Important factors that can change your real payout
Even when you understand the basic formula, there are other variables worth considering:
- Continuing to work: Additional high-earning years can replace lower earning years in your top 35 and potentially raise your benefit.
- Cost-of-living adjustments: Once you are receiving benefits, annual COLAs may raise your check over time.
- Earnings test before FRA: If you claim early and continue working, benefits may be temporarily withheld if earnings exceed the annual limit.
- Spousal and survivor strategies: Married, divorced, or widowed individuals may have eligibility options tied to a spouse or ex-spouse’s record.
- Taxes: Depending on your total income, part of your Social Security benefit may be taxable.
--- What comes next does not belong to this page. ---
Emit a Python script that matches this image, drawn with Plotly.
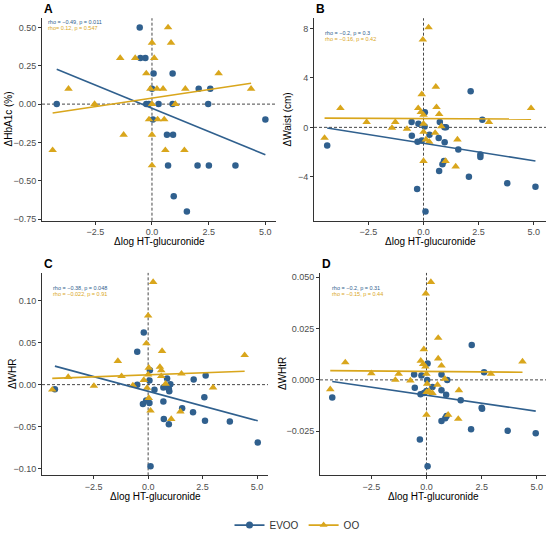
import plotly.graph_objects as go

# colours for the two groups
EVOO_COLOR = "#30608E"
OO_COLOR = "#D9A61C"

x_ticks = [-2.5, 0.0, 2.5, 5.0]
x_tick_text = ["\u22122.5", "0.0", "2.5", "5.0"]
x_title = "\u0394log HT-glucuronide"
group_names = ["EVOO", "OO"]

# panel A: HbA1c
a_evoo_x = [-4.2, -0.54, -0.51, -0.29, 0.07, 0.91, 0.0, 2.06, 2.57, -0.25, -0.14,
            0.29, 0.91, 2.48, 0.04, 5.0, 0.66, 0.93, 0.71, 2.01, 2.51, 3.68, 0.96, 1.54]
a_evoo_y = [0.0, 0.5, 0.3, 0.3, 0.2, 0.2, 0.1, 0.1, 0.1, 0.0, 0.0,
            0.0, 0.0, 0.0, -0.1, -0.1, -0.2, -0.2, -0.4, -0.4, -0.4, -0.4, -0.6, -0.7]
a_oo_x = [-4.38, -3.68, -2.53, -1.40, -1.25, -0.74, -0.25, 0.0, 0.10, -0.07, 0.22, 0.0, -0.13,
          0.25, 0.0, 0.0, 0.71, 0.84, 0.49, 0.54, 0.59, 1.03, 1.47, 1.43, 2.94, 4.37]
a_oo_y = [-0.3, 0.1, 0.0, 0.3, -0.2, 0.3, 0.2, 0.4, 0.3, 0.1, 0.1, 0.0, -0.1,
          -0.1, -0.2, -0.4, 0.5, 0.4, 0.1, -0.1, -0.3, 0.0, 0.1, -0.3, 0.2, 0.1]
a_fit_evoo = [0.227, -0.33]
a_fit_oo = [-0.058, 0.136]
a_y_ticks = [-0.75, -0.5, -0.25, 0.0, 0.25, 0.5]
a_y_text = ["\u22120.75", "\u22120.50", "\u22120.25", "0.00", "0.25", "0.50"]
a_stats = ["rho = \u22120.49, p = 0.011", "rho= 0.12, p = 0.547"]

# panel B: waist
b_evoo_x = [-4.37, -0.54, -0.53, -0.23, -0.27, -0.08, 0.06, 0.05, -0.29, 0.09, 0.27, 0.69, 0.74,
            0.95, 1.02, 0.96, 0.93, 0.86, 0.71, 1.58, 2.14, 2.06, 2.58, 2.58, 2.67, 3.80, 5.08]
b_evoo_y = [-1.47, 0.43, -0.67, 0.29, -1.17, -1.07, 1.23, 0.08, -4.99, -6.8, -0.59, -0.85, 0.43,
            0.02, 0.0, -1.2, -2.72, -2.99, -3.52, -1.79, 2.93, -4.0, -2.19, -2.4, 0.61, -4.51, -4.8]
b_oo_x = [-4.49, -3.77, -2.58, -1.43, -1.28, -0.75, -0.24, -0.08, -0.12, -0.03, 0.23, 0.0, 0.0, 0.0,
          0.0, 0.11, 0.26, 0.56, 0.59, 0.53, 0.71, 0.81, 1.0, 1.54, 1.46, 2.97, 4.88]
b_oo_y = [-0.85, 1.55, 0.43, -0.05, 0.43, -0.13, 1.55, 2.67, 1.23, 7.09, 8.08, 1.01, 0.29, -0.37,
          -2.72, -0.99, -1.17, 3.28, 1.63, -0.45, 1.07, 0.08, -2.72, -0.99, -3.17, 0.43, 1.55]
b_fit_evoo = [-0.05, -2.72]
b_fit_oo = [0.75, 0.67]
b_y_ticks = [-4, 0, 4, 8]
b_y_text = ["\u22124", "0", "4", "8"]
b_stats = ["rho = \u22120.2, p = 0.3", "rho = \u22120.16, p = 0.42"]

# panel C: WHR
c_evoo_x = [-4.28, -0.20, -0.50, -0.50, -0.24, -0.09, 0.08, 0.06, 0.06, 0.11, 0.29, 0.70, 0.70, 0.72,
            0.87, 0.87, 0.95, 0.97, 1.02, 0.95, 1.56, 2.06, 2.09, 2.58, 2.61, 2.64, 3.75, 5.03]
c_evoo_y = [-0.0055, 0.062, 0.039, 0.0, -0.023, -0.019, 0.017, 0.005, -0.022, -0.097, -0.006,
            -0.0035, -0.020, -0.041, 0.0074, -0.003, -0.005, -0.008, 0.0004, -0.047, -0.028,
            -0.033, 0.006, -0.015, -0.043, 0.011, -0.044, -0.069]
c_oo_x = [-4.40, -3.67, -2.49, -1.39, -1.22, -0.70, -0.08, 0.0, 0.23, 0.03, 0.0, -0.2, -0.05,
          0.03, 0.11, 0.64, 0.54, 0.60, 0.60, 0.80, 1.06, 1.53, 1.48, 2.98, 4.43]
c_oo_y = [-0.006, 0.009, -0.0016, 0.028, 0.010, -0.001, 0.049, 0.082, 0.122, 0.020, 0.012, 0.0055,
          -0.004, -0.016, -0.031, 0.040, 0.021, 0.017, 0.010, 0.001, -0.041, 0.013, -0.032,
          -0.0035, 0.035]
c_fit_evoo = [0.022, -0.043]
c_fit_oo = [0.0074, 0.016]
c_y_ticks = [-0.10, -0.05, 0.0, 0.05, 0.10]
c_y_text = ["\u22120.10", "\u22120.05", "0.00", "0.05", "0.10"]
c_stats = ["rho = \u22120.38, p = 0.048", "rho = \u22120.022, p = 0.91"]

# panel D: WHtR
d_evoo_x = [-4.27, -0.56, -0.53, -0.23, -0.27, -0.11, 0.05, 0.03, 0.0, -0.30, 0.05, 0.27, 0.68,
            0.68, 0.68, 0.89, 0.94, 0.91, 0.85, 1.55, 2.05, 2.02, 2.50, 2.52, 2.61, 3.68, 4.95]
d_evoo_y = [-0.0086, 0.0026, -0.0038, 0.0021, -0.007, -0.0064, 0.008, 0.0, -0.0054, -0.029,
            -0.042, -0.0035, 0.0026, -0.005, -0.020, -0.0072, 0.0, -0.0176, -0.0187, -0.0099,
            0.017, -0.024, -0.0136, -0.014, 0.0037, -0.0248, -0.026]
d_oo_x = [-4.36, -3.68, -2.5, -1.41, -1.26, -0.73, -0.26, -0.12, -0.15, -0.05, -0.03, 0.20, 0.0,
          0.03, 0.0, 0.0, 0.11, 0.27, 0.53, 0.53, 0.68, 0.5, 0.83, 0.98, 1.47, 1.44, 2.92, 4.35]
d_oo_y = [-0.0046, 0.0085, 0.0032, 0.0, 0.0029, -0.0003, 0.0093, 0.0149, 0.0077, 0.0064, 0.042,
          0.0476, 0.0029, -0.0019, -0.006, -0.017, -0.0054, -0.0064, 0.0204, 0.0104, 0.0069,
          -0.0024, 0.0005, -0.017, -0.0051, -0.019, 0.0029, 0.0089]
d_fit_evoo = [-0.0008, -0.0152]
d_fit_oo = [0.0045, 0.0037]
d_y_ticks = [-0.025, 0.0, 0.025, 0.05]
d_y_text = ["\u22120.025", "0.000", "0.025", "0.050"]
d_stats = ["rho = \u22120.2, p = 0.31", "rho = \u22120.15, p = 0.44"]


def _expand(values):
    # ggplot-style 5% padding
    lo, hi = min(values), max(values)
    pad = (hi - lo) * 0.05
    return [lo - pad, hi + pad]


# pixel boxes of the four panels (left, right, top, bottom) in a 550x540 page
W, H = 550, 540
panels = [
    dict(label="A", ytitle="\u0394HbA1c (%)", box=(42, 276, 18.5, 224), ytitle_x=8,
         stats_xy=(46, 22), ex=a_evoo_x, ey=a_evoo_y, ox=a_oo_x, oy=a_oo_y,
         fe=a_fit_evoo, fo=a_fit_oo, yt=a_y_ticks, ytt=a_y_text, stats=a_stats),
    dict(label="B", ytitle="\u0394Waist (cm)", box=(314, 546, 18.5, 224), ytitle_x=287,
         stats_xy=(323, 33), ex=b_evoo_x, ey=b_evoo_y, ox=b_oo_x, oy=b_oo_y,
         fe=b_fit_evoo, fo=b_fit_oo, yt=b_y_ticks, ytt=b_y_text, stats=b_stats),
    dict(label="C", ytitle="\u0394WHR", box=(42, 268, 277, 482.5), ytitle_x=12,
         stats_xy=(51, 292), ex=c_evoo_x, ey=c_evoo_y, ox=c_oo_x, oy=c_oo_y,
         fe=c_fit_evoo, fo=c_fit_oo, yt=c_y_ticks, ytt=c_y_text, stats=c_stats),
    dict(label="D", ytitle="\u0394WHtR", box=(320, 546, 277, 482.5), ytitle_x=282,
         stats_xy=(330, 292), ex=d_evoo_x, ey=d_evoo_y, ox=d_oo_x, oy=d_oo_y,
         fe=d_fit_evoo, fo=d_fit_oo, yt=d_y_ticks, ytt=d_y_text, stats=d_stats),
]

fig = go.Figure()
annotations = []
shapes = []
layout = {}

for i, p in enumerate(panels):
    n = "" if i == 0 else str(i + 1)
    xref, yref = "x" + n, "y" + n
    left, right, top, bottom = p["box"]

    xr = _expand(p["ex"] + p["ox"])
    yr = _expand(p["ey"] + p["oy"])

    axis_style = dict(
        showline=True, linecolor="#333333", linewidth=1,
        ticks="outside", ticklen=3, tickcolor="#333333",
        showgrid=False, zeroline=False,
        tickfont=dict(size=9, color="#4D4D4D"),
    )
    layout["xaxis" + n] = dict(
        axis_style, domain=[left / W, right / W], range=xr, anchor=yref,
        tickvals=x_ticks, ticktext=x_tick_text,
    )
    layout["yaxis" + n] = dict(
        axis_style, domain=[1 - bottom / H, 1 - top / H], range=yr, anchor=xref,
        tickvals=p["yt"], ticktext=p["ytt"],
    )

    # dashed reference lines at zero
    dash = dict(color="#333333", width=0.9, dash="3px,2px")
    shapes.append(dict(type="line", xref=xref, yref=yref + " domain", x0=0, x1=0,
                       y0=0, y1=1, line=dash, layer="below"))
    shapes.append(dict(type="line", xref=xref + " domain", yref=yref, x0=0, x1=1,
                       y0=0, y1=0, line=dash, layer="below"))

    fig.add_trace(go.Scatter(
        x=p["ex"], y=p["ey"], mode="markers", xaxis=xref, yaxis=yref,
        marker=dict(symbol="circle", size=6.5, color=EVOO_COLOR), showlegend=False,
    ))
    fig.add_trace(go.Scatter(
        x=p["ox"], y=p["oy"], mode="markers", xaxis=xref, yaxis=yref,
        marker=dict(symbol="triangle-up", size=7.5, color=OO_COLOR), showlegend=False,
    ))
    for xs, fit, color in ((p["ex"], p["fe"], EVOO_COLOR), (p["ox"], p["fo"], OO_COLOR)):
        fig.add_trace(go.Scatter(
            x=[min(xs), max(xs)], y=fit, mode="lines", xaxis=xref, yaxis=yref,
            line=dict(color=color, width=1.6), showlegend=False, hoverinfo="skip",
        ))

    cx = (left + right) / 2 / W
    annotations.append(dict(
        text="<b>%s</b>" % p["label"], x=left / W, y=1 - (top - 9) / H,
        xref="paper", yref="paper", xanchor="left", yanchor="middle",
        showarrow=False, font=dict(size=12, color="black"),
    ))
    annotations.append(dict(
        text=x_title, x=cx, y=1 - (bottom + 21) / H, xref="paper", yref="paper",
        xanchor="center", yanchor="middle", showarrow=False,
        font=dict(size=10, color="black"),
    ))
    annotations.append(dict(
        text=p["ytitle"], x=p["ytitle_x"] / W, y=1 - (top + bottom) / 2 / H,
        xref="paper", yref="paper", textangle=-90, xanchor="center",
        yanchor="middle", showarrow=False, font=dict(size=10, color="black"),
    ))
    sx, sy = p["stats_xy"]
    for k, (txt, color) in enumerate(zip(p["stats"], (EVOO_COLOR, OO_COLOR))):
        annotations.append(dict(
            text=txt, x=sx / W, y=1 - (sy + 6.5 * k) / H, xref="paper",
            yref="paper", xanchor="left", yanchor="middle", showarrow=False,
            font=dict(size=5.5, color=color),
        ))

# legend entries
for name, color, symbol in zip(group_names, (EVOO_COLOR, OO_COLOR), ("circle", "triangle-up")):
    fig.add_trace(go.Scatter(
        x=[None], y=[None], mode="lines+markers", name=name,
        line=dict(color=color, width=1.6),
        marker=dict(symbol=symbol, size=7, color=color),
    ))

fig.update_layout(
    width=W, height=H,
    margin=dict(l=0, r=0, t=0, b=0),
    paper_bgcolor="white", plot_bgcolor="white",
    font=dict(family="Liberation Sans, Arial, sans-serif"),
    showlegend=True,
    legend=dict(orientation="h", x=0.54, y=1 - 533 / H, xanchor="center",
                yanchor="middle", font=dict(size=10, color="#333333"),
                itemwidth=30, tracegroupgap=0),
    annotations=annotations,
    shapes=shapes,
    **layout,
)

# drop the browser's default body margin so the figure sits at the page origin
fig.write_html(
    "out.html",
    config={"displayModeBar": False},
    post_script="document.body.style.margin = '0';",
)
Where to verify your estimate
For official planning and verification, you should compare any estimate with direct sources from the government. Three especially useful resources are:
- SSA PIA formula and bend points
- SSA retirement age reduction and delayed credit guidance
- Boston College Center for Retirement Research
Bottom line
So, how is your Social Security payout calculated? In plain English, the government takes your highest 35 years of indexed earnings, converts them into an average monthly amount, applies a progressive bend-point formula to determine your benefit at full retirement age, and then adjusts that amount based on when you choose to claim. That means your payout is shaped by both your work history and your retirement timing.
If you want the best estimate possible, review your earnings history for accuracy, understand your full retirement age, and compare what happens if you claim at 62, at FRA, and at 70. Even a one or two year delay can make a meaningful difference in monthly income for the rest of your life.